**Information provided**:
_ _ _ _ _
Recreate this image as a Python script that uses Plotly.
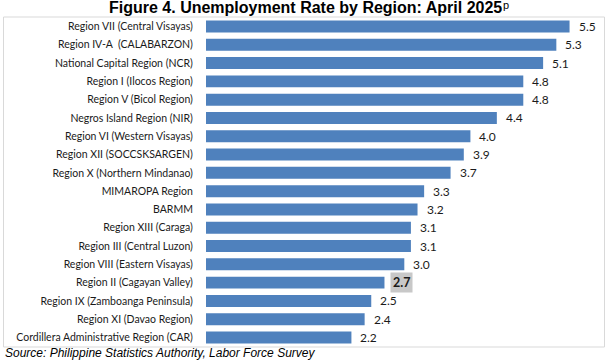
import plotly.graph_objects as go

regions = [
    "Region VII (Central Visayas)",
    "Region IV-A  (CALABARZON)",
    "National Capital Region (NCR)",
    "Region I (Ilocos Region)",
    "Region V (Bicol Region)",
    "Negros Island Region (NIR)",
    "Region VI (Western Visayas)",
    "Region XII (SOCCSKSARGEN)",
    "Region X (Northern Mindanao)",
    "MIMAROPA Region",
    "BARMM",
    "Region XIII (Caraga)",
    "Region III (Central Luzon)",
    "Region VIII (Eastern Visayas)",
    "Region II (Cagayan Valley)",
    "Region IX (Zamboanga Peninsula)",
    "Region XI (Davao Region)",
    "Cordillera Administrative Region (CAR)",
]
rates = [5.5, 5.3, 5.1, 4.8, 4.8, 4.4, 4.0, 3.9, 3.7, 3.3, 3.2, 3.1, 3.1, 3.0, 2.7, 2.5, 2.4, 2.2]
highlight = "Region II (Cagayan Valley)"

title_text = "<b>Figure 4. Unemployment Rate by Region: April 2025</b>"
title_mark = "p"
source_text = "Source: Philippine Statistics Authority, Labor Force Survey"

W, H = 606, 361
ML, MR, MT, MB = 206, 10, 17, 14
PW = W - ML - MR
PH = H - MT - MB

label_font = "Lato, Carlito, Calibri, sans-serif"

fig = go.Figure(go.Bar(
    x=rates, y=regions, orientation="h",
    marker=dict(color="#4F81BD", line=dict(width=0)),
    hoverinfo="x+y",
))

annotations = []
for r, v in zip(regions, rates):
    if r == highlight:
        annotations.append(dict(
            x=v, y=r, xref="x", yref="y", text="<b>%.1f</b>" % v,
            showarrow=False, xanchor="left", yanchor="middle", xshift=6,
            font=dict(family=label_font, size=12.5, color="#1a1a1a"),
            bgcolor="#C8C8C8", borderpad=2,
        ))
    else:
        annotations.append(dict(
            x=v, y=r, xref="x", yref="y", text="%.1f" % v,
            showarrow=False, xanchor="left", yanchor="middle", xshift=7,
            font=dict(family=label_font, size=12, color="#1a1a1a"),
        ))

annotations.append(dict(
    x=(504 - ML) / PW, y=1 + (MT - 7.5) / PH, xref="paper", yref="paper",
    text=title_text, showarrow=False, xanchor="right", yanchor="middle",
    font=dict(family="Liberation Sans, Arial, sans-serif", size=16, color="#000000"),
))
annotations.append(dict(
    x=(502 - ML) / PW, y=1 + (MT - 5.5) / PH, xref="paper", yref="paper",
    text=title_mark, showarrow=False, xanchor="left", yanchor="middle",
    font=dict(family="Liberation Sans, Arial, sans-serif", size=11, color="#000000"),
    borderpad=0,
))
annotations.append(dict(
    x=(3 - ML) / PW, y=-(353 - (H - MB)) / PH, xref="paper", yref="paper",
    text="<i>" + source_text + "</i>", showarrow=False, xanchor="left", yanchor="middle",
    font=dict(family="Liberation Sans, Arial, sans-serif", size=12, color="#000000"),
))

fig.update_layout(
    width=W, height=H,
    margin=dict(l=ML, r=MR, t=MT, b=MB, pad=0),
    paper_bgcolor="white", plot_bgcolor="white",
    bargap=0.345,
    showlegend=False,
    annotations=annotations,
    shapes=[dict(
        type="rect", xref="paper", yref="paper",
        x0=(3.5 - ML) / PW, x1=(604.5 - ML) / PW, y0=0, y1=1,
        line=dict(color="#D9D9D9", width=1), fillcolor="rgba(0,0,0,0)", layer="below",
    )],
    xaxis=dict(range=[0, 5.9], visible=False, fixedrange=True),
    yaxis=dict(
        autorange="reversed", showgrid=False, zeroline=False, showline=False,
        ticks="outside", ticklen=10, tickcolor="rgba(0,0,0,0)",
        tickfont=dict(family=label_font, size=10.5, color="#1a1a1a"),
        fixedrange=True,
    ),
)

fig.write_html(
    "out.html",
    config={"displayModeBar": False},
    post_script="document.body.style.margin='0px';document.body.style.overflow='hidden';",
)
_ _ _ _ _
**Written request**: Repeat the material exactly as it reads, without any of its pictures.

**Result of this task**:
Recreate this image as a Python script that uses Plotly.
import plotly.graph_objects as go

regions = [
    "Region VII (Central Visayas)",
    "Region IV-A  (CALABARZON)",
    "National Capital Region (NCR)",
    "Region I (Ilocos Region)",
    "Region V (Bicol Region)",
    "Negros Island Region (NIR)",
    "Region VI (Western Visayas)",
    "Region XII (SOCCSKSARGEN)",
    "Region X (Northern Mindanao)",
    "MIMAROPA Region",
    "BARMM",
    "Region XIII (Caraga)",
    "Region III (Central Luzon)",
    "Region VIII (Eastern Visayas)",
    "Region II (Cagayan Valley)",
    "Region IX (Zamboanga Peninsula)",
    "Region XI (Davao Region)",
    "Cordillera Administrative Region (CAR)",
]
rates = [5.5, 5.3, 5.1, 4.8, 4.8, 4.4, 4.0, 3.9, 3.7, 3.3, 3.2, 3.1, 3.1, 3.0, 2.7, 2.5, 2.4, 2.2]
highlight = "Region II (Cagayan Valley)"

title_text = "<b>Figure 4. Unemployment Rate by Region: April 2025</b>"
title_mark = "p"
source_text = "Source: Philippine Statistics Authority, Labor Force Survey"

W, H = 606, 361
ML, MR, MT, MB = 206, 10, 17, 14
PW = W - ML - MR
PH = H - MT - MB

label_font = "Lato, Carlito, Calibri, sans-serif"

fig = go.Figure(go.Bar(
    x=rates, y=regions, orientation="h",
    marker=dict(color="#4F81BD", line=dict(width=0)),
    hoverinfo="x+y",
))

annotations = []
for r, v in zip(regions, rates):
    if r == highlight:
        annotations.append(dict(
            x=v, y=r, xref="x", yref="y", text="<b>%.1f</b>" % v,
            showarrow=False, xanchor="left", yanchor="middle", xshift=6,
            font=dict(family=label_font, size=12.5, color="#1a1a1a"),
            bgcolor="#C8C8C8", borderpad=2,
        ))
    else:
        annotations.append(dict(
            x=v, y=r, xref="x", yref="y", text="%.1f" % v,
            showarrow=False, xanchor="left", yanchor="middle", xshift=7,
            font=dict(family=label_font, size=12, color="#1a1a1a"),
        ))

annotations.append(dict(
    x=(504 - ML) / PW, y=1 + (MT - 7.5) / PH, xref="paper", yref="paper",
    text=title_text, showarrow=False, xanchor="right", yanchor="middle",
    font=dict(family="Liberation Sans, Arial, sans-serif", size=16, color="#000000"),
))
annotations.append(dict(
    x=(502 - ML) / PW, y=1 + (MT - 5.5) / PH, xref="paper", yref="paper",
    text=title_mark, showarrow=False, xanchor="left", yanchor="middle",
    font=dict(family="Liberation Sans, Arial, sans-serif", size=11, color="#000000"),
    borderpad=0,
))
annotations.append(dict(
    x=(3 - ML) / PW, y=-(353 - (H - MB)) / PH, xref="paper", yref="paper",
    text="<i>" + source_text + "</i>", showarrow=False, xanchor="left", yanchor="middle",
    font=dict(family="Liberation Sans, Arial, sans-serif", size=12, color="#000000"),
))

fig.update_layout(
    width=W, height=H,
    margin=dict(l=ML, r=MR, t=MT, b=MB, pad=0),
    paper_bgcolor="white", plot_bgcolor="white",
    bargap=0.345,
    showlegend=False,
    annotations=annotations,
    shapes=[dict(
        type="rect", xref="paper", yref="paper",
        x0=(3.5 - ML) / PW, x1=(604.5 - ML) / PW, y0=0, y1=1,
        line=dict(color="#D9D9D9", width=1), fillcolor="rgba(0,0,0,0)", layer="below",
    )],
    xaxis=dict(range=[0, 5.9], visible=False, fixedrange=True),
    yaxis=dict(
        autorange="reversed", showgrid=False, zeroline=False, showline=False,
        ticks="outside", ticklen=10, tickcolor="rgba(0,0,0,0)",
        tickfont=dict(family=label_font, size=10.5, color="#1a1a1a"),
        fixedrange=True,
    ),
)

fig.write_html(
    "out.html",
    config={"displayModeBar": False},
    post_script="document.body.style.margin='0px';document.body.style.overflow='hidden';",
)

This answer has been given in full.